To accomplish this goal, a comprehensive suite of petrophysical analyses are performed on a diverse sample suite from the Duvernay Formation (a prolific Canadian shale oil reservoir) differing in organic matter content (2.8-5 wt.%; n = 5), before and after sequential pyrolysis by a revised Rock-Eval analysis (extended slow heating (ESH) Rock-Eval analysis; Sanei et al., 2015). Using the ESH cycle, different hydrocarbon/OM components can be distinguished more easily and reliability during the pyrolysis process: 1) free light oil (S1ESH; up to 150 °C), 2) fluid-like hydrocarbon residue (S2a; 150-380 °C) and 3) solid bitumen/residual carbon (S2b; 380-650 °C). The characterization techniques at each stage are helium pycnometry (grain density, helium porosity); low-pressure gas (N2, CO2) adsorption (pore volume, surface area, pore size distribution within micropores, mesopores and smaller macropores); crushed-rock gas (He, CO2, N2) permeability and rate-of-adsorption (ROA) analysis (CO2, N2). Scanning electron microscopy (SEM) analysis is further conducted to verify/support the petrophysical observations.

Compared to the "as-received" state, porosity, permeability, modal pore size distribution and surface area increase with sequential pyrolysis stages, associated with expulsion and devolatilization of free light oil and fluid-like hydrocarbon residue (S2a; up to 380 °C). However, the change in petrophysical properties associated with the degradation of solid bitumen/residual carbon (S2b; up to 650 °C) is variable and unpredictable. The observed reduction in porosity/permeability values after the S2b stage are likely attributed to 1) occlusion of pore volume with solid bitumen/residual carbon degradation (i.e. coking) and/or 2) sample swelling due to water loss from lattice structure of clay minerals (i.e. illite) and 3) sample compaction as a result of OM removal from the rock matrix.

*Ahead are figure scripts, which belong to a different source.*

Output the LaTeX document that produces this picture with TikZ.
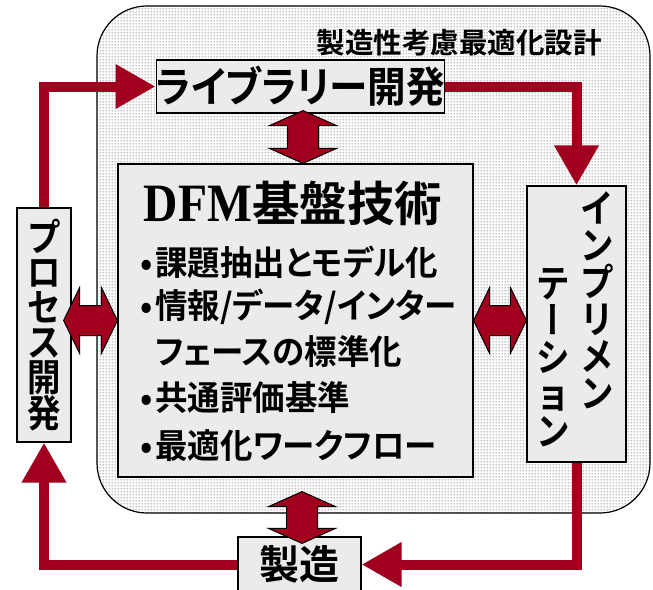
\documentclass[tikz,border=0pt]{standalone}
\usepackage{fontspec}
\usetikzlibrary{arrows.meta,calc,patterns}
\setmainfont{Liberation Serif}
\newfontfamily\jpA{Noto Sans CJK JP Bold}
\newfontfamily\jpB{Noto Sans CJK JP Bold}[FakeStretch=0.92,RawFeature=+palt]
\newfontfamily\jpC{Noto Sans CJK JP Bold}[FakeStretch=0.955,RawFeature=+palt]
\newfontfamily\jpV{Noto Sans CJK JP Bold}[FakeStretch=0.88]
\newfontfamily\jpVbar{Noto Sans CJK JP Bold}[FakeStretch=0.88,RawFeature=+vert]
\newfontfamily\dfmfont{Liberation Serif Bold}[FakeStretch=0.88]
\definecolor{dred}{HTML}{A0001E}
\definecolor{boxgray}{HTML}{EBEBEB}
\definecolor{dotgray}{HTML}{858585}
\pgfdeclarepatternformonly{bigdots}{\pgfpointorigin}{\pgfpoint{3pt}{3pt}}{\pgfpoint{3pt}{3pt}}%
  {\pgfpathcircle{\pgfpoint{1.5pt}{1.5pt}}{0.85pt}\pgfusepath{fill}}
\tikzset{
  boxn/.style={draw=black, line width=1.2pt, fill=boxgray, inner sep=0pt},
  txt/.style={inner sep=0pt},
  redline/.style={draw=dred, line width=10pt, -{Triangle[length=40pt,width=42pt]}},
  fat/.style={fill=dred, draw=black, line width=1pt, line join=miter},
  outerbox/.style={draw=black, line width=1.2pt, rounded corners=50pt,
    preaction={fill=white}, pattern=bigdots, pattern color=dotgray},
}
\newcommand\fatvert[2]{\draw[fat] let \p1=#1, \p2=#2 in
  (\x1,\y1) -- (\x1+33.5pt,\y1-15pt) -- (\x1+15.5pt,\y1-15pt) -- (\x1+15.5pt,\y2+15pt)
  -- (\x1+33.5pt,\y2+15pt) -- (\x1,\y2) -- (\x1-33.5pt,\y2+15pt) -- (\x1-15.5pt,\y2+15pt)
  -- (\x1-15.5pt,\y1-15pt) -- (\x1-33.5pt,\y1-15pt) -- cycle;}
\newcommand\fathorz[2]{\draw[fat] let \p1=#1, \p2=#2 in
  (\x1,\y1) -- (\x1+16pt,\y1+33pt) -- (\x1+16pt,\y1+15pt) -- (\x2-16pt,\y1+15pt)
  -- (\x2-16pt,\y1+33pt) -- (\x2,\y1) -- (\x2-16pt,\y1-33pt) -- (\x2-16pt,\y1-15pt)
  -- (\x1+16pt,\y1-15pt) -- (\x1+16pt,\y1-33pt) -- cycle;}
\begin{document}
\begin{tikzpicture}[x=1pt,y=-1pt]
\useasboundingbox (0,0) rectangle (653,589);
% outer region
\node[outerbox, minimum width=553pt, minimum height=507pt] (outer) at (373.5,259.5) {};
\node[txt, font={\jpA\fontsize{28.5}{28.5}\selectfont}] (title) at (459,43) {製造性考慮最適化設計};
% boxes
\node[boxn, minimum width=273pt, minimum height=53pt, font={\jpB\fontsize{42}{42}\selectfont}] (lib) at (300.5,86.5) {ライブラリー開発};
\node[boxn, minimum width=355pt, minimum height=313pt] (dfm) at (295.5,320.5) {};
\node[boxn, minimum width=54pt, minimum height=234pt] (proc) at (44,325) {};
\node[boxn, minimum width=99pt, minimum height=276pt] (imp) at (576.5,324) {};
\node[boxn, minimum width=123pt, minimum height=55pt, font={\jpA\fontsize{40}{40}\selectfont}] (seizo) at (299.5,564.5) {製造};
% texts
\node[txt] (dfmt) at (293,203) {{\dfmfont\fontsize{54}{54}\selectfont DFM}{\jpA\fontsize{47.5}{47.5}\selectfont 基盤技術}};
\tikzset{bl/.style={txt, anchor=west, font={\jpC\fontsize{34}{34}\selectfont}}}
\newcommand\bul{\makebox[18pt][c]{•}}
\node[bl] (b1) at (137,262) {\bul 課題抽出とモデル化};
\node[bl] (b2) at (137,307) {\bul 情報/データ/インター};
\node[bl] (b2b) at (155,352) {フェースの標準化};
\node[bl] (b3) at (137,398) {\bul 共通評価基準};
\node[bl] (b4) at (137,446) {\bul 最適化ワークフロー};
\node[txt, align=center, font={\jpV\fontsize{38}{35}\selectfont}] (proct) at (proc) {プ\\ロ\\セ\\ス\\開\\発};
\node[txt, align=center, font={\jpV\fontsize{38}{37}\selectfont}] (imp1) at (597,300.5) {イ\\ン\\プ\\リ\\メ\\ン};
\node[txt, align=center, font={\jpV\fontsize{38}{37}\selectfont}] (imp2) at (553,357.5) {テ\\{\jpVbar ー}\\シ\\ョ\\ン};
% red connectors
\draw[redline] (proc.north) |- (lib.west);
\draw[redline] (lib.east) -| (imp.north);
\draw[redline] (imp.south) |- (seizo.east);
\draw[redline] (seizo.west) -| (proc.south);
% fat double arrows
\fatvert{($(lib.south)+(2.5,-3)$)}{($(lib.south |- dfm.north)+(2.5,0)$)}
\fatvert{($(outer.south -| seizo.north)+(2.5,-22)$)}{($(seizo.north)+(2.5,7)$)}
\fathorz{($(proc.east |- dfm.west)+(-8,0)$)}{(dfm.west)}
\fathorz{(dfm.east)}{(imp.west |- dfm.east)}
\end{tikzpicture}
\end{document}
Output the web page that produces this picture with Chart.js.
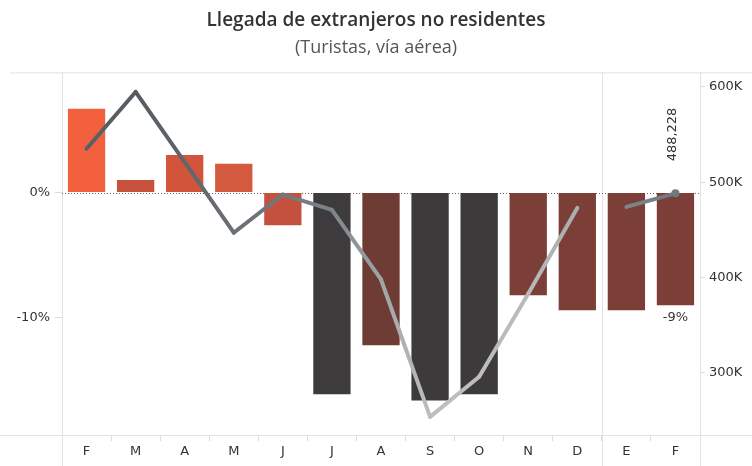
<!DOCTYPE html>
<html>
<head>
<meta charset="utf-8">
<script src="https://cdn.jsdelivr.net/npm/chart.js@4.4.4/dist/chart.umd.min.js"></script>
<style>
  html, body { margin: 0; padding: 0; background: #fff; }
  #wrap { width: 752px; height: 466px; }
</style>
</head>
<body>
<div id="wrap"><canvas id="c" width="752" height="466"></canvas></div>
<script>
// Monthly arrivals of non-resident foreigners by air: YoY change (bars, left axis)
// and total arrivals (line, right axis). Dec/Jan boundary marks the year change.
const months = ['F', 'M', 'A', 'M', 'J', 'J', 'A', 'S', 'O', 'N', 'D', 'E', 'F'];
const variacion = [6.7, 1.0, 3.0, 2.3, -2.6, -16.1, -12.2, -16.6, -16.1, -8.2, -9.4, -9.4, -9];
const llegadasAnt = [535000, 594500, 521000, 447000, 487000, 471000, 398000, 254000, 296000, 383000, 473000, null, null];
const llegadasAct = [null, null, null, null, null, null, null, null, null, null, null, 474000, 488228];
const leftTicks = [0, -10];
const rightTicks = [300000, 400000, 500000, 600000];

const barColors = ['#f2603d', '#c8513b', '#d2553b', '#d35a3e', '#c4513d', '#3e3b3c', '#6e3c35',
                   '#3d3a3b', '#3d3a3b', '#7c3f37', '#7c3f37', '#7c3f37', '#7c3f37'];
const lineColors = ['#596066', '#565c61', '#5f656a', '#6a7075', '#70777b', '#7d858a', '#a0a4a7',
                    '#bdbdbd', '#bdbdbd', '#b8b9ba', '#a9adaf', '#7b868c', '#6f7a80'];

const labelFamily = '"DejaVu Sans", Verdana, sans-serif';
const axisFont = { family: labelFamily, size: 13 };
const canvas = document.getElementById('c');
const g2d = canvas.getContext('2d');

function segGradient(ctx) {
  const g = g2d.createLinearGradient(ctx.p0.x, ctx.p0.y, ctx.p1.x, ctx.p1.y);
  g.addColorStop(0, lineColors[ctx.p0DataIndex]);
  g.addColorStop(1, lineColors[ctx.p1DataIndex]);
  return g;
}

// frame lines, year divider and dotted zero reference
const framePlugin = {
  id: 'frame',
  beforeDatasetsDraw(chart) {
    const { ctx, chartArea, scales } = chart;
    const { left, right, top, bottom } = chartArea;
    const divX = (scales.x.getPixelForValue(10) + scales.x.getPixelForValue(11)) / 2;
    ctx.save();
    ctx.strokeStyle = '#e2e2e2';
    ctx.lineWidth = 1;
    ctx.beginPath();
    ctx.moveTo(10, top + 0.5); ctx.lineTo(752, top + 0.5);
    ctx.moveTo(0, bottom + 0.5); ctx.lineTo(752, bottom + 0.5);
    for (const x of [left, divX, right]) {
      const px = Math.round(x) + 0.5;
      ctx.moveTo(px, top); ctx.lineTo(px, 466);
    }
    ctx.stroke();
    const y0 = Math.round(scales.y.getPixelForValue(0)) + 0.5;
    ctx.strokeStyle = '#7a5a55';
    ctx.setLineDash([1, 2]);
    ctx.beginPath();
    ctx.moveTo(left, y0); ctx.lineTo(right, y0);
    ctx.stroke();
    ctx.restore();
  },
  afterDatasetsDraw(chart) {
    const { ctx } = chart;
    const lineMeta = chart.getDatasetMeta(2);
    const barMeta = chart.getDatasetMeta(0);
    const last = months.length - 1;
    const pt = lineMeta.data[last];
    const bar = barMeta.data[last];
    ctx.save();
    ctx.fillStyle = '#333';
    ctx.font = '13px ' + labelFamily;
    // total for the latest month, written upright above its point
    ctx.translate(pt.x - 3, pt.y - 32);
    ctx.rotate(-Math.PI / 2);
    ctx.textAlign = 'left';
    ctx.textBaseline = 'middle';
    ctx.fillText(llegadasAct[last].toLocaleString('en-US'), 0, 0);
    ctx.setTransform(1, 0, 0, 1, 0, 0);
    ctx.textAlign = 'center';
    ctx.textBaseline = 'top';
    ctx.fillText(Math.round(variacion[last]) + '%', bar.x, bar.y + 6);
    ctx.restore();
  },
};

new Chart(canvas, {
  data: {
    labels: months,
    datasets: [
      {
        type: 'bar', data: variacion, yAxisID: 'y', order: 2,
        backgroundColor: barColors, barPercentage: 0.76, categoryPercentage: 1,
      },
      {
        type: 'line', data: llegadasAnt, yAxisID: 'y1', order: 1,
        borderWidth: 4, pointRadius: 0, tension: 0,
        borderCapStyle: 'round', borderJoinStyle: 'round',
        segment: { borderColor: segGradient },
      },
      {
        type: 'line', data: llegadasAct, yAxisID: 'y1', order: 0,
        borderWidth: 4, tension: 0, borderCapStyle: 'round', borderJoinStyle: 'round',
        segment: { borderColor: segGradient },
        pointRadius: months.map((m, i) => (i === months.length - 1 ? 4 : 0)),
        pointBackgroundColor: '#6f7a80', pointBorderWidth: 0,
      },
    ],
  },
  options: {
    responsive: false,
    animation: false,
    layout: { padding: 0 },
    plugins: {
      legend: { display: false },
      tooltip: { enabled: false },
      title: {
        display: true,
        text: 'Llegada de extranjeros no residentes',
        color: '#333',
        font: { family: '"Open Sans", sans-serif', size: 19, weight: '600' },
        padding: { top: 9, bottom: 5 },
      },
      subtitle: {
        display: true,
        text: '(Turistas, vía aérea)',
        color: '#555',
        font: { family: '"Open Sans", sans-serif', size: 18 },
        padding: { top: 0, bottom: 14 },
      },
    },
    scales: {
      x: {
        offset: true,
        border: { display: false },
        grid: { offset: true, drawOnChartArea: false, tickLength: 6, color: '#dcdcdc' },
        ticks: { color: '#333', font: axisFont, padding: 3, maxRotation: 0, autoSkip: false },
        afterFit(s) { s.height = 31; },
      },
      y: {
        position: 'left',
        min: -19.36, max: 9.6,
        border: { display: false },
        grid: { drawOnChartArea: false, tickLength: 7, color: '#dcdcdc' },
        afterBuildTicks(s) { s.ticks = leftTicks.map((v) => ({ value: v })); },
        ticks: { color: '#333', font: axisFont, padding: 5, callback: (v) => v + '%' },
        afterFit(s) { s.width = 62; },
      },
      y1: {
        position: 'right',
        min: 235000, max: 615000,
        border: { display: false },
        grid: { drawOnChartArea: false, tickLength: 5, color: '#dcdcdc' },
        afterBuildTicks(s) { s.ticks = rightTicks.map((v) => ({ value: v })); },
        ticks: { color: '#333', font: axisFont, padding: 4, callback: (v) => v / 1000 + 'K' },
        afterFit(s) { s.width = 52; },
      },
    },
  },
  plugins: [framePlugin],
});
</script>
</body>
</html>
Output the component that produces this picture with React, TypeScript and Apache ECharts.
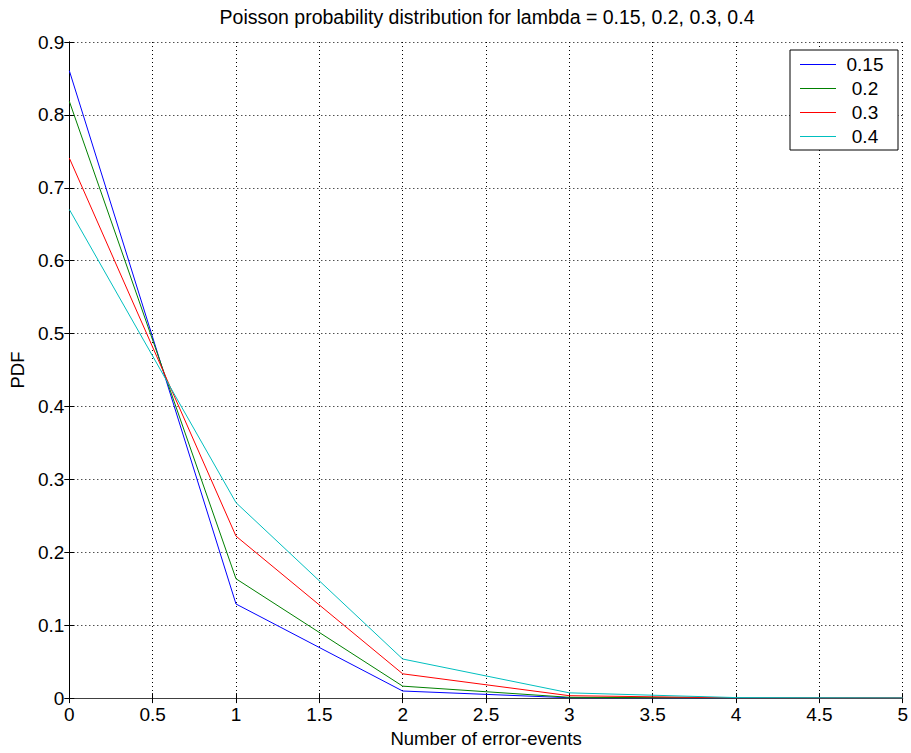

The present study is a continuation of previous works (Clarke et al., 2016, 2017), aiming to elucidate the impact of different type and content of entrained hydrocarbons/OM on reservoir quality of organic-rich shales. Quantification of the evolution of reservoir quality with thermal maturity has important implications for 1) identifying petrophysical "sweet spots" within unconventional reservoirs, for the purpose of optimizing stimulation design and 2) targeting specific zones within the reservoir of interest with organic matter content/type amenable to maximizing gas storage/transport during cyclic solvent injection for enhanced oil recovery applications. The integrated workflow proposed herein is of significant interest to Duvernay operators for developing optimized stimulation treatments for improving primary and enhanced hydrocarbon recovery.